It’s that point in the semester when final exams are looming ever closer. What should you do as you finish up the last topics in your outlines and begin that last week of studying before exams? One thing that I suggest to students is to create a one-page checklist of issues they might see on the exam. It’s an easy thing to do. Take an outline that you have done for one of your law school classes, such as Contracts. Go through your outline page by page, making a separate list of all legal issues and sub-issues. Don’t include any details–your checklist should be made up of key words and phrases, not tests, definitions, case names, or other detailed information. Write out the list in the order that it is organized in your outline.
Once you have a completed list, ask yourself: is everything in the order that I would want to use it? An exam essay fact pattern will not include every issue covered in a course, but there may be a set of issues that are related. If your professor covered one issue in the third week of the semester and a related issue in Week 10, you may not have thought to put those issues next to each other in your outline. But the checklist is the time to consider how you might link issues together. Reorder your checklist in the way that makes it most useful for the exam. Remember my Robonaut example from last week–it’s important not just to have the right tools but also to have those tools work best for you.

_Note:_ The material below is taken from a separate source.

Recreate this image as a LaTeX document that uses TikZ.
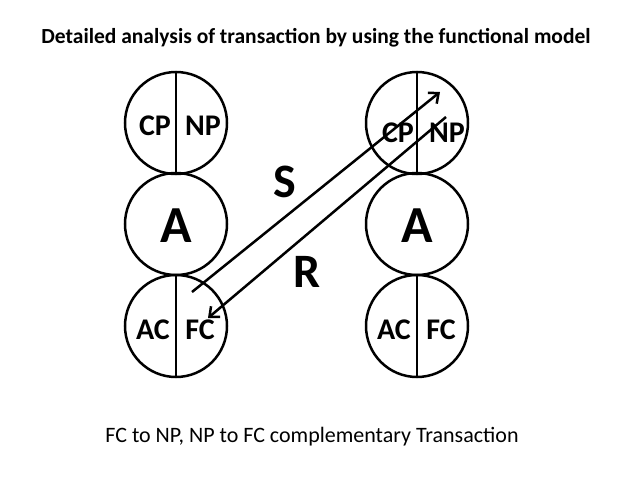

So, how should you use this checklist? Once you have your checklist organized the way that you want it, commit it to memory. When you go into the exam, use the checklist to make sure that you don’t miss issues in the fact pattern. You can also use the checklist to test whether you know the tests, definitions, and other detailed information that goes along with the key words in your checklist. If you can’t easily access those details in your memory, it is an indication that you should go back to that part of your outline and review it again or maybe create a flashcard or two on that subject.
In the end, a checklist can be a great way to cap your studying for final exams–list away!